Tudo o que vou presenciando está claramente dentro do abuso e da humilhação. Os defensores das praxes dizem-nos que servem para integrar na comunidade académica e na sociedade. Não posso estar mais de acordo com esta ideia.
Vejamos então. Se considerarmos que vivemos numa sociedade onde dominam alguns fortes sobre uma maioria de fracos, que os humilha e explora quanto podem, obviamente, que as praxes servem precisamente para isso, vejam como é a comunidade escolar académica e depois a sociedade que vos espera, os dominadores somos nós, humilhamos-vos agora para que vocês amanhã sejam dominadores e humilhem também os outros. Detesto esta mentalidade, mas é a predominante na nossa sociedade.
Por isso, os abusos nas praxes não se fazem esperar, até ao ponto de já terem feito sofrer muitos jovens e alguns já passaram pelo crivo da morte. Uma coisa que pretende ser uma brincadeira, um convívio ou uma confraternização, chegar ao ponto de fazer sofrer e matar, não pode mais ser considerado de brincadeira. Há sim humilhações graves nas praxes, há crimes que devem ser punidos. Por exemplo, pessoas a rastejar no chão e chamar-lhes de burros; colocar-lhes orelhas de burro sobre a cabeça; fazer as pessoas se lançar sobre poças de lama; utilizar urina ou excrementos nas pseudo brincadeiras; entre tantos outros elementos que não lembra ao diabo para fazer parte desta coisa terrível que chamam de praxe. Se isto não humilha, então, não sei o que é humilhar…
Tudo com uma lógica terrível que não ensina para o saudável convívio, para a igualdade entre os cidadãos, mas sempre com o pior princípio que rege esta nossa sociedade, quem humilha já foi humilhado, agora contribui para que no futuro estes humilhados encontrem razões para humilhar. Ora, esta rede de má educação resulta da forma como a sociedade convive entre si. A educação está toda voltada para aí, para os dominadores que podem humilhar os mais fracos. E assim parece não ter um fim. Mais grave ainda é que, parecemos legitimar esta mentalidade e se não nos falarem em sofrimento e morte, convivemos bem com isso.

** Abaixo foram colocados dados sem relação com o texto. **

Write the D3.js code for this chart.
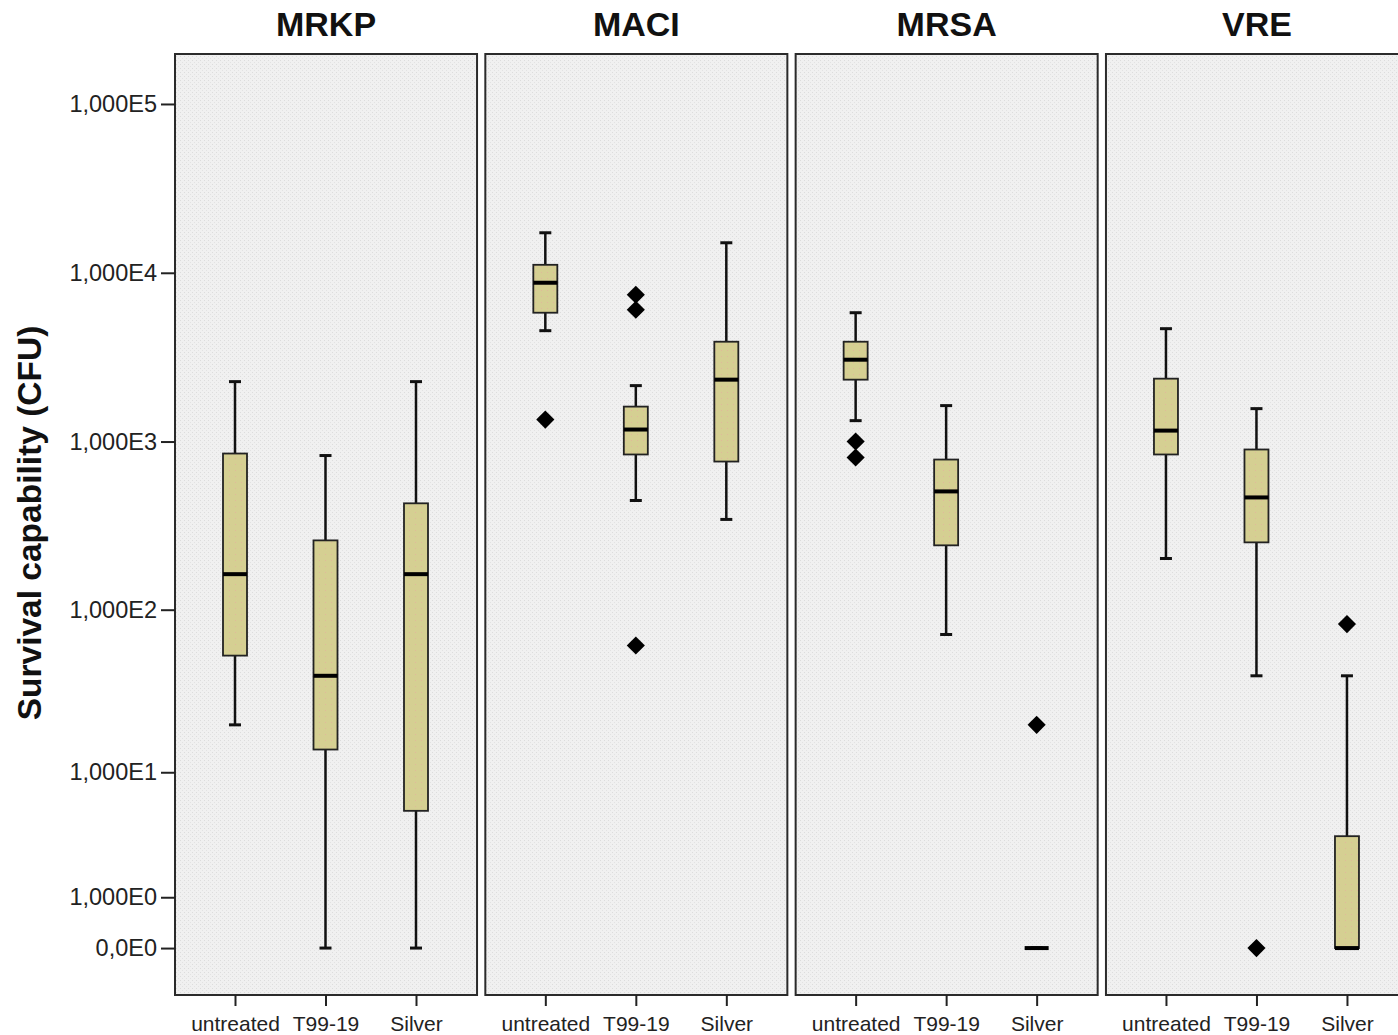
<!DOCTYPE html>
<html>
<head>
<meta charset="utf-8">
<script src="https://cdn.jsdelivr.net/npm/d3@7"></script>
<style>
  body { margin: 0; background: #fff; }
  svg { display: block; font-family: "Liberation Sans", Arial, sans-serif; }
</style>
</head>
<body>
<div id="chart"></div>
<script>
// panels and groups
let species = ["MRKP", "MACI", "MRSA", "VRE"];
let treatments = ["untreated", "T99-19", "Silver"];

// box stats per treatment: [lowWhisker, q1, median, q3, highWhisker] (CFU)
let mrkpStats = [[20, 53, 163, 849, 2265], [0, 14, 40, 259, 826], [0, 5.5, 163, 430, 2265]];
let maciStats = [[4540, 5800, 8730, 11150, 17260], [447, 838, 1178, 1611, 2145], [345, 761, 2327, 3905, 15060]];
let mrsaStats = [[1330, 2327, 3055, 3905, 5800], [71, 242, 506, 782, 1633], [0, 0, 0, 0, 0]];
let vreStats = [[202, 838, 1161, 2359, 4665], [40, 252, 466, 897, 1567], [0, 0, 0, 3.6, 40]];

// outliers per treatment
let mrkpOutliers = [[], [], []];
let maciOutliers = [[1350], [7410, 6040, 61], []];
let mrsaOutliers = [[1000, 804], [], [20]];
let vreOutliers = [[], [0], [82]];

// y axis ticks
let yTickValues = [0, 1, 10, 100, 1000, 10000, 100000];
let yTickLabels = ["0,0E0", "1,000E0", "1,000E1", "1,000E2", "1,000E3", "1,000E4", "1,000E5"];

let allStats = [mrkpStats, maciStats, mrsaStats, vreStats];
let allOutliers = [mrkpOutliers, maciOutliers, mrsaOutliers, vreOutliers];

let svg = d3.select("#chart").append("svg")
    .attr("width", 1398)
    .attr("height", 1035);

let plotTop = 54, plotBottom = 995;

// value axis is log10(v + 1)
let yScale = d3.scaleLinear().domain([-0.278, 5.296]).range([plotBottom, plotTop]);
let yv = function (v) { return yScale(Math.log10(v + 1)); };

let panelScale = d3.scaleBand().domain(species).range([175, 1408]).paddingInner(0.0267);

// background stipple
let defs = svg.append("defs");
let pat = defs.append("pattern")
    .attr("id", "stipple")
    .attr("width", 4).attr("height", 4)
    .attr("patternUnits", "userSpaceOnUse");
pat.append("rect").attr("width", 4).attr("height", 4).attr("fill", "#f0f0f0");
pat.append("rect").attr("x", 0).attr("y", 0).attr("width", 1).attr("height", 1).attr("fill", "#dcdcdc");
pat.append("rect").attr("x", 2).attr("y", 2).attr("width", 1).attr("height", 1).attr("fill", "#e2e2e2");

let boxPat = defs.append("pattern")
    .attr("id", "boxfill")
    .attr("width", 6).attr("height", 6)
    .attr("patternUnits", "userSpaceOnUse");
boxPat.append("rect").attr("width", 6).attr("height", 6).attr("fill", "#d5cf92");
boxPat.append("rect").attr("x", 1).attr("y", 2).attr("width", 1).attr("height", 1).attr("fill", "#e0b99a");

let diamond = d3.symbol().type(d3.symbolSquare).size(165);

species.forEach(function (sp, i) {
    let x0 = panelScale(sp);
    let bw = panelScale.bandwidth();
    let g = svg.append("g");

    g.append("rect")
        .attr("x", x0).attr("y", plotTop)
        .attr("width", bw).attr("height", plotBottom - plotTop)
        .attr("fill", "url(#stipple)")
        .attr("stroke", "#2b2b2b")
        .attr("stroke-width", 2);

    g.append("text")
        .attr("x", x0 + bw / 2)
        .attr("y", 36)
        .attr("text-anchor", "middle")
        .attr("font-size", 34)
        .attr("font-weight", "bold")
        .attr("fill", "#111")
        .text(sp);

    let xScale = d3.scalePoint().domain(treatments).range([x0 + 60, x0 + 241]);

    // x axis
    let xAxis = g.append("g")
        .attr("transform", "translate(0," + plotBottom + ")")
        .call(d3.axisBottom(xScale).tickSize(11).tickPadding(10));
    xAxis.select(".domain").remove();
    xAxis.selectAll(".tick line").attr("stroke", "#222").attr("stroke-width", 2);
    xAxis.selectAll(".tick text")
        .attr("font-size", 21)
        .attr("fill", "#222")
        .attr("font-family", "'Liberation Sans', Arial, sans-serif");

    let stats = allStats[i];
    let outs = allOutliers[i];
    let boxW = 24, capW = 12;

    treatments.forEach(function (t, j) {
        let s = stats[j];
        let cx = xScale(t);
        // whiskers
        g.append("line")
            .attr("x1", cx).attr("x2", cx)
            .attr("y1", yv(s[0])).attr("y2", yv(s[4]))
            .attr("stroke", "#111").attr("stroke-width", 2.5);
        [s[0], s[4]].forEach(function (w) {
            g.append("line")
                .attr("x1", cx - capW / 2).attr("x2", cx + capW / 2)
                .attr("y1", yv(w)).attr("y2", yv(w))
                .attr("stroke", "#111").attr("stroke-width", 3);
        });
        // box
        g.append("rect")
            .attr("x", cx - boxW / 2)
            .attr("y", yv(s[3]))
            .attr("width", boxW)
            .attr("height", yv(s[1]) - yv(s[3]))
            .attr("fill", "url(#boxfill)")
            .attr("stroke", "#222")
            .attr("stroke-width", 1.8);
        // median
        g.append("line")
            .attr("x1", cx - boxW / 2).attr("x2", cx + boxW / 2)
            .attr("y1", yv(s[2])).attr("y2", yv(s[2]))
            .attr("stroke", "#000").attr("stroke-width", 4);
        // outliers
        outs[j].forEach(function (o) {
            g.append("path")
                .attr("d", diamond)
                .attr("transform", "translate(" + cx + "," + yv(o) + ") rotate(45)")
                .attr("fill", "#000");
        });
    });
});

// y axis on first panel
let yAxis = svg.append("g")
    .attr("transform", "translate(" + panelScale("MRKP") + ",0)")
    .call(d3.axisLeft(yScale)
        .tickValues(yTickValues.map(function (v) { return Math.log10(v + 1); }))
        .tickFormat(function (d, k) { return yTickLabels[k]; })
        .tickSize(14).tickPadding(4));
yAxis.select(".domain").remove();
yAxis.selectAll(".tick line").attr("stroke", "#222").attr("stroke-width", 2);
yAxis.selectAll(".tick text")
    .attr("font-size", 23.5)
    .attr("fill", "#222")
    .attr("font-family", "'Liberation Sans', Arial, sans-serif");

svg.append("text")
    .attr("transform", "translate(41,523) rotate(-90)")
    .attr("text-anchor", "middle")
    .attr("font-size", 33.5)
    .attr("font-weight", "bold")
    .attr("fill", "#111")
    .text("Survival capability (CFU)");
</script>
</body>
</html>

Não sei que medidas devem ser tomadas, mas que face aos abusos, algo terá que ser feito. Não basta a mediatização de seis mortes na Praia do Meco, sabe-se lá em que circunstâncias aconteceram, sabemos isso sim que no contexto das praxes, para que passado algum tempo tudo volte ao normal e só se volte a falar de praxes quando acontecerem mais mortes.

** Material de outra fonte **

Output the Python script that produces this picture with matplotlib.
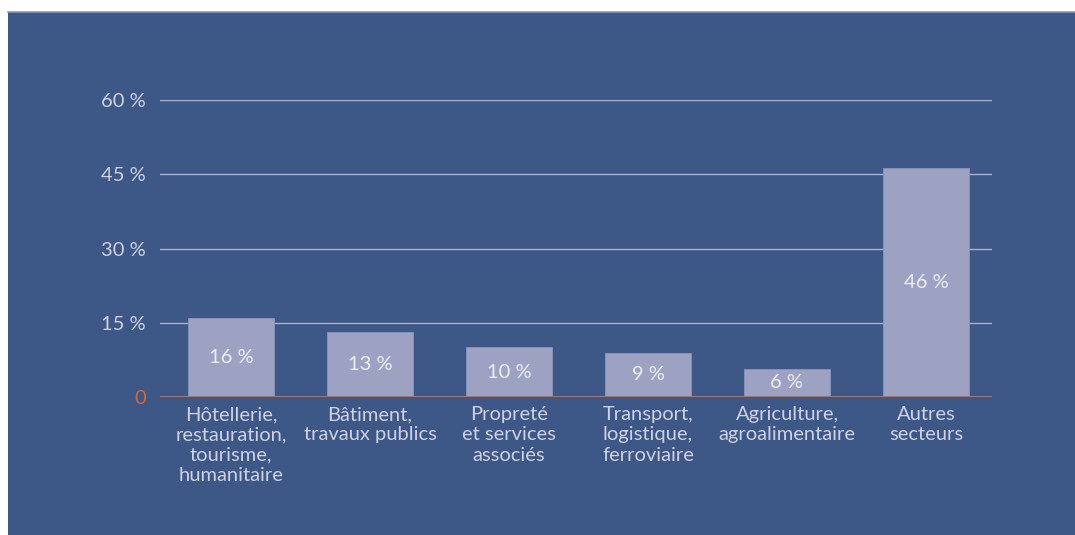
import matplotlib
matplotlib.use("Agg")
import matplotlib.pyplot as plt
from matplotlib.patches import Rectangle
from matplotlib.lines import Line2D

categories = [
    "Hôtellerie,\nrestauration,\ntourisme,\nhumanitaire",
    "Bâtiment,\ntravaux publics",
    "Propreté\net services\nassociés",
    "Transport,\nlogistique,\nferroviaire",
    "Agriculture,\nagroalimentaire",
    "Autres\nsecteurs",
]
values = [16, 13, 10, 9, 6, 46]
bar_heights = [15.9, 13.1, 10.1, 8.9, 5.7, 46.3]
yticks = [0, 15, 30, 45, 60]
ytick_labels = ["0", "15 %", "30 %", "45 %", "60 %"]

BG = "#3d5787"
BAR = "#9ea2c2"
GRID = "#aab2cc"
TXT = "#cdd1e0"
ORANGE = "#d4692f"
FS = 14.5

plt.rcParams['font.family'] = ['Lato', 'DejaVu Sans']

W, H = 1075, 535
fig = plt.figure(figsize=(W / 100, H / 100), dpi=100)
fig.patch.set_facecolor("white")
fig.patches.append(Rectangle((8 / W, 0), 1 - 8 / W, 1 - 12 / H, transform=fig.transFigure,
                             facecolor=BG, edgecolor="none", zorder=-10))
fig.lines.append(Line2D([8 / W, 1], [1 - 12 / H, 1 - 12 / H], transform=fig.transFigure,
                        color="#8f9ab5", lw=1.2, zorder=-9))

x0, x1 = 160 / W, 992 / W
y0, y1 = 1 - 397 / H, 1 - 100 / H
ax = fig.add_axes([x0, y0, x1 - x0, y1 - y0])
ax.set_zorder(5)
ax.set_facecolor("none")
ax.set_xlim(-0.511, 5.475)
ax.set_ylim(0, 60)

for t in yticks[1:]:
    ax.axhline(t, color=GRID, lw=1.0, zorder=1)
ax.axhline(0, color=ORANGE, lw=1.5, zorder=3)

xs = list(range(len(categories)))
ax.bar(xs, bar_heights, width=0.62, color=BAR, edgecolor="#8c93b8", linewidth=0.6, zorder=2)

for x, v, h in zip(xs, values, bar_heights):
    ax.text(x, h / 2, f"{v} %", ha="center", va="center", color="#eceef5", fontsize=FS,
            zorder=4)

for x, c in zip(xs, categories):
    ax.text(x, -1.8, c, ha="center", va="top", color=TXT, fontsize=FS, linespacing=1.24,
            zorder=4)

ax.set_yticks(yticks)
ax.set_yticklabels(ytick_labels)
for lbl in ax.get_yticklabels():
    lbl.set_color(TXT)
    lbl.set_fontsize(FS)
ax.get_yticklabels()[0].set_color(ORANGE)
ax.tick_params(axis="y", length=0, pad=10)
ax.set_xticks([])
for s in ax.spines.values():
    s.set_visible(False)

fig.savefig("out.png", dpi=100, facecolor=fig.get_facecolor())
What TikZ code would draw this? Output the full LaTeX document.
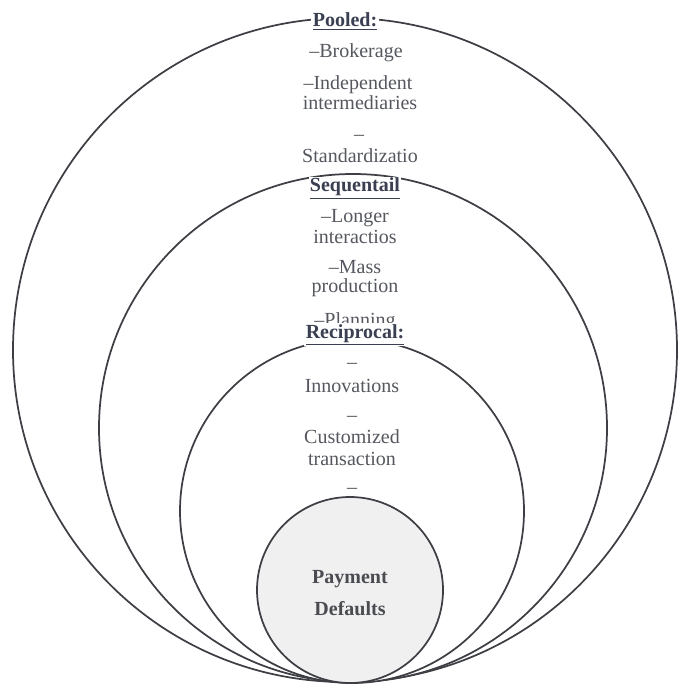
\documentclass[tikz,border=0pt]{standalone}
\usepackage{fontspec}
\setmainfont{Liberation Serif}
\begin{document}
\begin{tikzpicture}[x=0.75pt,y=-0.75pt,
  ring/.style={circle,draw=ringgray,line width=1.3pt,inner sep=0pt,outer sep=0pt,fill=white},
  item/.style={anchor=base,inner sep=0pt,text=itemgray,font=\fontsize{15}{17}\selectfont},
  head/.style={anchor=base,inner sep=1pt,fill=white,text=headgray,font=\fontsize{15}{17}\selectfont\bfseries},
  core/.style={anchor=base,inner sep=0pt,text=coregray,font=\fontsize{15}{17}\selectfont\bfseries}]
\definecolor{ringgray}{HTML}{3E3F45}
\definecolor{itemgray}{HTML}{55585F}
\definecolor{headgray}{HTML}{3A4052}
\definecolor{coregray}{HTML}{4A4C52}
\definecolor{corefill}{HTML}{F0F0F0}
\useasboundingbox (0,0) rectangle (677,684);

% outermost ring: pooled interdependence
\node[ring,minimum size=498pt] (pooledring) at (345,350) {};
\node[head] (pooledhead) at (345,27) {\underline{Pooled:}};
\node[item] (brokerage) at (356,58) {\textendash Brokerage};
\node[item] (independent) at (358,90) {\textendash Independent};
\node[item] (intermediaries) at (360,110) {intermediaries};
\node[item] (dashA) at (359,141) {\textendash};
\node[item] (standard) at (360,163) {Standardizatio};

% second ring: sequential interdependence
\node[ring,minimum size=381pt] (seqring) at (353,428) {};
\node[head] (seqhead) at (355,192) {\underline{Sequentail}};
\node[item] (longer) at (355,223) {\textendash Longer};
\node[item] (interactios) at (355,243) {interactios};
\node[item] (mass) at (355,273) {\textendash Mass};
\node[item] (production) at (355,292) {production};
\node[item] (planning) at (355,326) {\textendash Planning};

% third ring: reciprocal interdependence
\node[ring,minimum size=258pt] (recring) at (352,511) {};
\node[head] (rechead) at (355,338) {\underline{Reciprocal:}};
\node[item] (dashB) at (352,368) {\textendash};
\node[item] (innovations) at (352,392) {Innovations};
\node[item] (dashC) at (352,421) {\textendash};
\node[item] (customized) at (352,443) {Customized};
\node[item] (transaction) at (352,465) {transaction};
\node[item] (dashD) at (352,493) {\textendash};

% core
\node[ring,fill=corefill,minimum size=139.5pt] (corering) at (350,590) {};
\node[core] (payment) at (350,583) {Payment};
\node[core] (defaults) at (350,615) {Defaults};
\end{tikzpicture}
\end{document}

Os argumentos para defender as praxes por vezes redundam em patéticos. Um membro da Associação de Estudantes da Universidade da Madeira considerava que as praxes servem para aferir quais são os alunos que tem mais necessidades económicas. Um lindo argumento. Como será feita esta aferição? Será que lhes aplicam um balde de uma porcaria qualquer sobre a cabeça e logo aferem pelo teor ou intensidade da reacção do humilhado? Será pela intensidade dos berros? Ou ainda pela genica com que rastejam num chão coberto de lama ou excrementos? – Poupem-nos de mais barbaridades…
Perante tudo isto o que parece não haver dúvidas é que as praxes tornaram-se uma praxis perigosa. Muito mal andarão os pais que têm filhos à beira de entrar nas universidades. Vivem com o coração nas mãos com aquela incerteza se não estão a enviar os seus filhos para as garras de outros jovens que não têm mãos a medir nem escrúpulos nenhuns face ao prazer que lhes dá humilhar quem é iniciado numa caminhada. E tais ditas brincadeiras podem levar à morte. Porque resultam em terrorismo que amedronta e com certeza que marca as pessoas para toda a vida.

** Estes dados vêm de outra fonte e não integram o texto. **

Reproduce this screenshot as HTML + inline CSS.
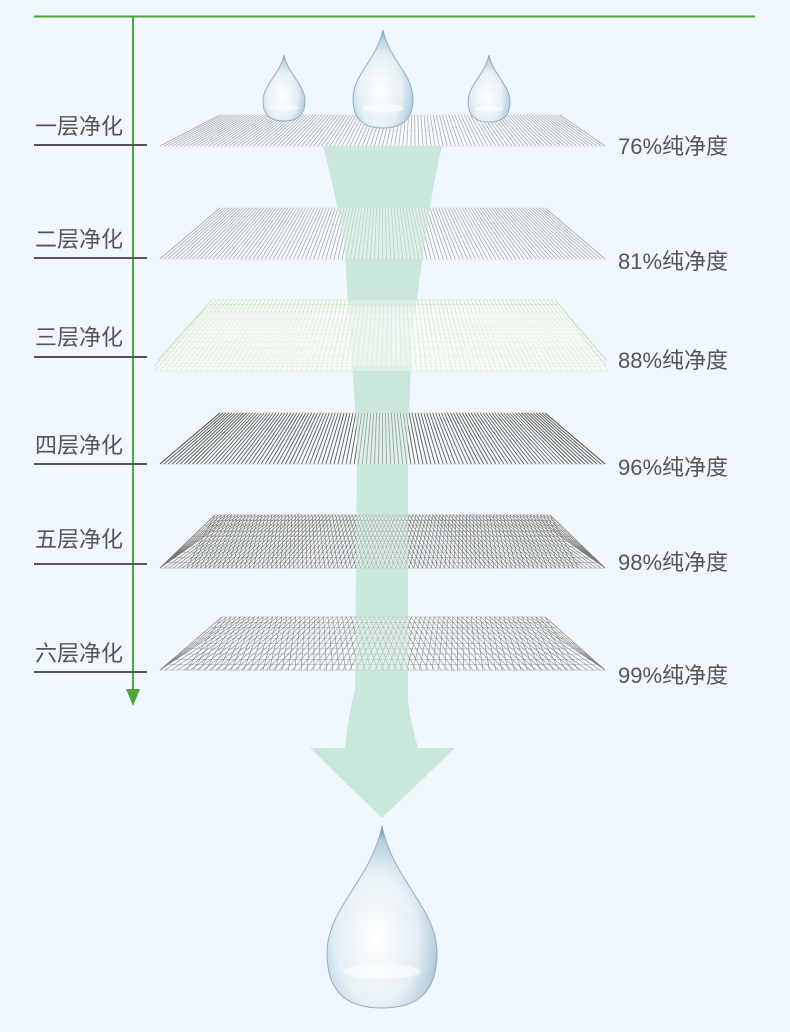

Será então preciso criar medidas que evitem os abusos e que se responsabilize criminalmente quem enveredar pelo caminho da humilhação. Deve haver coragem firme para que a humilhação deixe de ser uma realidade nos lugares da educação. O futuro de todos nós o exige e precisamos de uma sociedade onde deixa de existir dominadores que humilham até à saciedade os mais fracos. Todos iguais entre iguais, é o que devem ensinar as nossas escolas e as universidades essencialmente.